* [Data segment]:
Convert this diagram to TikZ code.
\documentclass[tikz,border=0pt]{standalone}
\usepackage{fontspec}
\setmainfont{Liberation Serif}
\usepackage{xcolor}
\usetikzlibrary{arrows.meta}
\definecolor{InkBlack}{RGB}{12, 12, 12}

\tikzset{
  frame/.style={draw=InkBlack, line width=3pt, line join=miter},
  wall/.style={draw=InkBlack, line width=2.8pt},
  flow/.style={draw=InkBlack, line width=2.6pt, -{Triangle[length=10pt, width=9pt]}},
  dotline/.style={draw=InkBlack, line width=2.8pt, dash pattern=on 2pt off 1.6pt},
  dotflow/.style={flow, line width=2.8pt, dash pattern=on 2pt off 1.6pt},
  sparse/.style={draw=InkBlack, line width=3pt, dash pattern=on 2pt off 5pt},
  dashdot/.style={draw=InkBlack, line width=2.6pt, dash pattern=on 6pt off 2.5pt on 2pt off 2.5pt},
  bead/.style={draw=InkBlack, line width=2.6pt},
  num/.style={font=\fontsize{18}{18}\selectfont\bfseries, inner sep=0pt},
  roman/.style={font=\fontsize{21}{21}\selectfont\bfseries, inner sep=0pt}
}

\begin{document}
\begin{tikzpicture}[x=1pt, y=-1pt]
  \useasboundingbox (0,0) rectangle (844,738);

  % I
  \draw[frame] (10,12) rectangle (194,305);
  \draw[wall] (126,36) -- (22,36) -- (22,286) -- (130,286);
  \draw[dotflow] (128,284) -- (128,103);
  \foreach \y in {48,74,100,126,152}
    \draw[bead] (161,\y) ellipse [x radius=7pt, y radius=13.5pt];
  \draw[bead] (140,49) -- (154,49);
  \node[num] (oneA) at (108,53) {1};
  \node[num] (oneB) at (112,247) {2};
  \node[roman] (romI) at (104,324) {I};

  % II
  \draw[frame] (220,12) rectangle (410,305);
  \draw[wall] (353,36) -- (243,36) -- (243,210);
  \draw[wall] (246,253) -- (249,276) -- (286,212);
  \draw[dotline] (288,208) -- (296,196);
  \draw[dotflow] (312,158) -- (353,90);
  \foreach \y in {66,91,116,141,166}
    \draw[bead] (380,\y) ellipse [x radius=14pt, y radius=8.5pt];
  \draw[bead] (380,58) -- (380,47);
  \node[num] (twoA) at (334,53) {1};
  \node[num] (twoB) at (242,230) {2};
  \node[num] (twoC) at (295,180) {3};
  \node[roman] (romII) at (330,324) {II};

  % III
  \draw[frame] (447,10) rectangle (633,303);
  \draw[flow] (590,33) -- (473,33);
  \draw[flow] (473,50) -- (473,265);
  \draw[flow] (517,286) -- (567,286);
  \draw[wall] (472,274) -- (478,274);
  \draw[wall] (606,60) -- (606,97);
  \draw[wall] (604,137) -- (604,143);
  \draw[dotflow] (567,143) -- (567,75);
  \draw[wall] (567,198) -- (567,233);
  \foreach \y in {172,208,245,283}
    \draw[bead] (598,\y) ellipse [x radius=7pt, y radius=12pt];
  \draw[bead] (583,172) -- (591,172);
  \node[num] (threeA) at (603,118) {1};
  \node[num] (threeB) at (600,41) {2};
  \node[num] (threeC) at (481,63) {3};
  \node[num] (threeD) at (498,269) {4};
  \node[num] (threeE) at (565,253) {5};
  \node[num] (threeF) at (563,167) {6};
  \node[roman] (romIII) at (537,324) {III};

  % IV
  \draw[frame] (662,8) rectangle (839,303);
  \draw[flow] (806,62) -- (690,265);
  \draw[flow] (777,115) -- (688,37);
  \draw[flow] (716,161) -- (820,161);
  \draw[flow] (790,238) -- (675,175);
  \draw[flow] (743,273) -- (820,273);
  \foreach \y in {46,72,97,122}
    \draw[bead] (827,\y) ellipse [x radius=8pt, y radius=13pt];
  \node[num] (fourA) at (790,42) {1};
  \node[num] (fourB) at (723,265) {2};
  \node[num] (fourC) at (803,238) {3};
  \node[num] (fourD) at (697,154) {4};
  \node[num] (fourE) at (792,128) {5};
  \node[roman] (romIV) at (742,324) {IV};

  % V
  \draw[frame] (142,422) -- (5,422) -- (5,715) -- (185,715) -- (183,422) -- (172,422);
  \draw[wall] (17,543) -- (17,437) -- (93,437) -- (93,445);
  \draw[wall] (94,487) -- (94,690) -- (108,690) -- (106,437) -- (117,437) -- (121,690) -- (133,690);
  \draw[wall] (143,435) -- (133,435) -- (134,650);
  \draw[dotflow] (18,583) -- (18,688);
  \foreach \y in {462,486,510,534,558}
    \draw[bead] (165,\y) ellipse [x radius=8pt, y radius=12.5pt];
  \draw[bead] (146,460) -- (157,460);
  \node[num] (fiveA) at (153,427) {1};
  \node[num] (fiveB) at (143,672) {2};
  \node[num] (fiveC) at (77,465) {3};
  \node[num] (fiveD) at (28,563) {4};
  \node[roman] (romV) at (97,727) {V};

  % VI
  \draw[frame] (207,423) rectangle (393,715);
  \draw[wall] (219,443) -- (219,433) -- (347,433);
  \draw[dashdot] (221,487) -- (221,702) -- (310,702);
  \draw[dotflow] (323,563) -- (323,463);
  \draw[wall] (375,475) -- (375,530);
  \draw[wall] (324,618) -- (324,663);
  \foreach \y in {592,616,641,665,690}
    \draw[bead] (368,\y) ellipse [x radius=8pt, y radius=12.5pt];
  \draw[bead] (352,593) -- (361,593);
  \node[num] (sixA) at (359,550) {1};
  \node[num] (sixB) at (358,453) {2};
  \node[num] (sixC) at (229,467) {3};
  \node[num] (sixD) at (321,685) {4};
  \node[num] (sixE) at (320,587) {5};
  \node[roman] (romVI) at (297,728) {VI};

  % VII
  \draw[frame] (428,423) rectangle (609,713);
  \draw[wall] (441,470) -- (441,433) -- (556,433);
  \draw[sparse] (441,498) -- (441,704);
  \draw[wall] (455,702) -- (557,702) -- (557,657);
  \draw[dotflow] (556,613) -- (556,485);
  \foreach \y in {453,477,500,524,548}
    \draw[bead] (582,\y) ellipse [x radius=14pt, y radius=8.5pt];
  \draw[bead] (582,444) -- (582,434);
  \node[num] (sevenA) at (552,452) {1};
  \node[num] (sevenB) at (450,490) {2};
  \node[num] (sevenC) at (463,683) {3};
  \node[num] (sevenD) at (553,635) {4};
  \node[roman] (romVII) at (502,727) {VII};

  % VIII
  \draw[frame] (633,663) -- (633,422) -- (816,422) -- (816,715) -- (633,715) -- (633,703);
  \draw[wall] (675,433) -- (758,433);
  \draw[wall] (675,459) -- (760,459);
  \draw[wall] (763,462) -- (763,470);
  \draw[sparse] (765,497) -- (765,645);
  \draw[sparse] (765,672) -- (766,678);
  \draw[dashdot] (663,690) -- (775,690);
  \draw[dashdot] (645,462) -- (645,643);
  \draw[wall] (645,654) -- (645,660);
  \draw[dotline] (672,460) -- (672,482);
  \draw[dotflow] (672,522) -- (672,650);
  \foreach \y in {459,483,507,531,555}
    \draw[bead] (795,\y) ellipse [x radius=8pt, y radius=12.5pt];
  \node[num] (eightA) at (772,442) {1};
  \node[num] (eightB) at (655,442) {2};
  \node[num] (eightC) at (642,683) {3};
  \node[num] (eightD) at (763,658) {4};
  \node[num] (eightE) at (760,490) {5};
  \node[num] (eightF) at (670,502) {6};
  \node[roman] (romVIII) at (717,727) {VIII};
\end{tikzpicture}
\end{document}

* [Task to carry out]:
The whole listing above needs to be written out again exactly.

* [Result of this task]:
Convert this diagram to TikZ code.
\documentclass[tikz,border=0pt]{standalone}
\usepackage{fontspec}
\setmainfont{Liberation Serif}
\usepackage{xcolor}
\usetikzlibrary{arrows.meta}
\definecolor{InkBlack}{RGB}{12, 12, 12}

\tikzset{
  frame/.style={draw=InkBlack, line width=3pt, line join=miter},
  wall/.style={draw=InkBlack, line width=2.8pt},
  flow/.style={draw=InkBlack, line width=2.6pt, -{Triangle[length=10pt, width=9pt]}},
  dotline/.style={draw=InkBlack, line width=2.8pt, dash pattern=on 2pt off 1.6pt},
  dotflow/.style={flow, line width=2.8pt, dash pattern=on 2pt off 1.6pt},
  sparse/.style={draw=InkBlack, line width=3pt, dash pattern=on 2pt off 5pt},
  dashdot/.style={draw=InkBlack, line width=2.6pt, dash pattern=on 6pt off 2.5pt on 2pt off 2.5pt},
  bead/.style={draw=InkBlack, line width=2.6pt},
  num/.style={font=\fontsize{18}{18}\selectfont\bfseries, inner sep=0pt},
  roman/.style={font=\fontsize{21}{21}\selectfont\bfseries, inner sep=0pt}
}

\begin{document}
\begin{tikzpicture}[x=1pt, y=-1pt]
  \useasboundingbox (0,0) rectangle (844,738);

  % I
  \draw[frame] (10,12) rectangle (194,305);
  \draw[wall] (126,36) -- (22,36) -- (22,286) -- (130,286);
  \draw[dotflow] (128,284) -- (128,103);
  \foreach \y in {48,74,100,126,152}
    \draw[bead] (161,\y) ellipse [x radius=7pt, y radius=13.5pt];
  \draw[bead] (140,49) -- (154,49);
  \node[num] (oneA) at (108,53) {1};
  \node[num] (oneB) at (112,247) {2};
  \node[roman] (romI) at (104,324) {I};

  % II
  \draw[frame] (220,12) rectangle (410,305);
  \draw[wall] (353,36) -- (243,36) -- (243,210);
  \draw[wall] (246,253) -- (249,276) -- (286,212);
  \draw[dotline] (288,208) -- (296,196);
  \draw[dotflow] (312,158) -- (353,90);
  \foreach \y in {66,91,116,141,166}
    \draw[bead] (380,\y) ellipse [x radius=14pt, y radius=8.5pt];
  \draw[bead] (380,58) -- (380,47);
  \node[num] (twoA) at (334,53) {1};
  \node[num] (twoB) at (242,230) {2};
  \node[num] (twoC) at (295,180) {3};
  \node[roman] (romII) at (330,324) {II};

  % III
  \draw[frame] (447,10) rectangle (633,303);
  \draw[flow] (590,33) -- (473,33);
  \draw[flow] (473,50) -- (473,265);
  \draw[flow] (517,286) -- (567,286);
  \draw[wall] (472,274) -- (478,274);
  \draw[wall] (606,60) -- (606,97);
  \draw[wall] (604,137) -- (604,143);
  \draw[dotflow] (567,143) -- (567,75);
  \draw[wall] (567,198) -- (567,233);
  \foreach \y in {172,208,245,283}
    \draw[bead] (598,\y) ellipse [x radius=7pt, y radius=12pt];
  \draw[bead] (583,172) -- (591,172);
  \node[num] (threeA) at (603,118) {1};
  \node[num] (threeB) at (600,41) {2};
  \node[num] (threeC) at (481,63) {3};
  \node[num] (threeD) at (498,269) {4};
  \node[num] (threeE) at (565,253) {5};
  \node[num] (threeF) at (563,167) {6};
  \node[roman] (romIII) at (537,324) {III};

  % IV
  \draw[frame] (662,8) rectangle (839,303);
  \draw[flow] (806,62) -- (690,265);
  \draw[flow] (777,115) -- (688,37);
  \draw[flow] (716,161) -- (820,161);
  \draw[flow] (790,238) -- (675,175);
  \draw[flow] (743,273) -- (820,273);
  \foreach \y in {46,72,97,122}
    \draw[bead] (827,\y) ellipse [x radius=8pt, y radius=13pt];
  \node[num] (fourA) at (790,42) {1};
  \node[num] (fourB) at (723,265) {2};
  \node[num] (fourC) at (803,238) {3};
  \node[num] (fourD) at (697,154) {4};
  \node[num] (fourE) at (792,128) {5};
  \node[roman] (romIV) at (742,324) {IV};

  % V
  \draw[frame] (142,422) -- (5,422) -- (5,715) -- (185,715) -- (183,422) -- (172,422);
  \draw[wall] (17,543) -- (17,437) -- (93,437) -- (93,445);
  \draw[wall] (94,487) -- (94,690) -- (108,690) -- (106,437) -- (117,437) -- (121,690) -- (133,690);
  \draw[wall] (143,435) -- (133,435) -- (134,650);
  \draw[dotflow] (18,583) -- (18,688);
  \foreach \y in {462,486,510,534,558}
    \draw[bead] (165,\y) ellipse [x radius=8pt, y radius=12.5pt];
  \draw[bead] (146,460) -- (157,460);
  \node[num] (fiveA) at (153,427) {1};
  \node[num] (fiveB) at (143,672) {2};
  \node[num] (fiveC) at (77,465) {3};
  \node[num] (fiveD) at (28,563) {4};
  \node[roman] (romV) at (97,727) {V};

  % VI
  \draw[frame] (207,423) rectangle (393,715);
  \draw[wall] (219,443) -- (219,433) -- (347,433);
  \draw[dashdot] (221,487) -- (221,702) -- (310,702);
  \draw[dotflow] (323,563) -- (323,463);
  \draw[wall] (375,475) -- (375,530);
  \draw[wall] (324,618) -- (324,663);
  \foreach \y in {592,616,641,665,690}
    \draw[bead] (368,\y) ellipse [x radius=8pt, y radius=12.5pt];
  \draw[bead] (352,593) -- (361,593);
  \node[num] (sixA) at (359,550) {1};
  \node[num] (sixB) at (358,453) {2};
  \node[num] (sixC) at (229,467) {3};
  \node[num] (sixD) at (321,685) {4};
  \node[num] (sixE) at (320,587) {5};
  \node[roman] (romVI) at (297,728) {VI};

  % VII
  \draw[frame] (428,423) rectangle (609,713);
  \draw[wall] (441,470) -- (441,433) -- (556,433);
  \draw[sparse] (441,498) -- (441,704);
  \draw[wall] (455,702) -- (557,702) -- (557,657);
  \draw[dotflow] (556,613) -- (556,485);
  \foreach \y in {453,477,500,524,548}
    \draw[bead] (582,\y) ellipse [x radius=14pt, y radius=8.5pt];
  \draw[bead] (582,444) -- (582,434);
  \node[num] (sevenA) at (552,452) {1};
  \node[num] (sevenB) at (450,490) {2};
  \node[num] (sevenC) at (463,683) {3};
  \node[num] (sevenD) at (553,635) {4};
  \node[roman] (romVII) at (502,727) {VII};

  % VIII
  \draw[frame] (633,663) -- (633,422) -- (816,422) -- (816,715) -- (633,715) -- (633,703);
  \draw[wall] (675,433) -- (758,433);
  \draw[wall] (675,459) -- (760,459);
  \draw[wall] (763,462) -- (763,470);
  \draw[sparse] (765,497) -- (765,645);
  \draw[sparse] (765,672) -- (766,678);
  \draw[dashdot] (663,690) -- (775,690);
  \draw[dashdot] (645,462) -- (645,643);
  \draw[wall] (645,654) -- (645,660);
  \draw[dotline] (672,460) -- (672,482);
  \draw[dotflow] (672,522) -- (672,650);
  \foreach \y in {459,483,507,531,555}
    \draw[bead] (795,\y) ellipse [x radius=8pt, y radius=12.5pt];
  \node[num] (eightA) at (772,442) {1};
  \node[num] (eightB) at (655,442) {2};
  \node[num] (eightC) at (642,683) {3};
  \node[num] (eightD) at (763,658) {4};
  \node[num] (eightE) at (760,490) {5};
  \node[num] (eightF) at (670,502) {6};
  \node[roman] (romVIII) at (717,727) {VIII};
\end{tikzpicture}
\end{document}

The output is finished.